To say the last year was great for CD Projekt Red fans is an understatement, and not just because the previous years were so catastrophic in comparison. It released "Cyberpunk: Edgerunners," a Netflix anime that rekindled interest in the brand among distrusting gamers and new audiences alike. More recently, the company announced a new "Witcher" trilogy and a sequel to "Cyberpunk 2077," plus new offices in Vancouver and Boston expanded its foothold in the U.S. Though the departure of CD Projekt Red co-founder Marcin Iwiński caused some major shakeups, developers believe the company is headed in the right direction despite these ambitious goals.

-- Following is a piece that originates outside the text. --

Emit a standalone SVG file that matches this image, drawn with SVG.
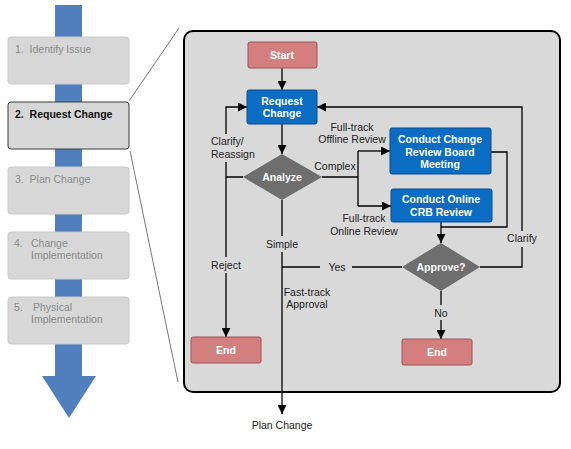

Lofty goals, better workplace conditions, and optimism

Patrick Mills, a quest designer at CD Projekt Red who worked on "Cyberpunk 2077," responded to fans who worried about the working conditions at the company. Considering the ambitious roadmap for the future CD Projekt Red announced in an early October investor call and the reports of lousy workplace conditions for development on "Cyberpunk 2077," it's an important question to address. However, Mills said, "there's been a lot of work done for the past couple of years to try and fix those problems..." and continued to say that while he knows it won't ever be perfect, "I'd still rather work here than most other AAA studios."

Responding to Mills, CDPR level designer Miles Tost said, "the studio has been going through great lengths to improve working conditions." He continued to agree with Mills' sentiment, saying he is "confident it will only get better from here." After devs and management were forced to apologize and gave reasons for the game's abysmal launch in early 2021, and after CDPR faced a mega lawsuit formed from several class action lawsuits, everything was in a downward spiral for CD Projekt Red. But after facing its internal problems and overhauling its workplace culture, it seems there's a feeling of optimism for the future of CD Projekt Red amongst some staff.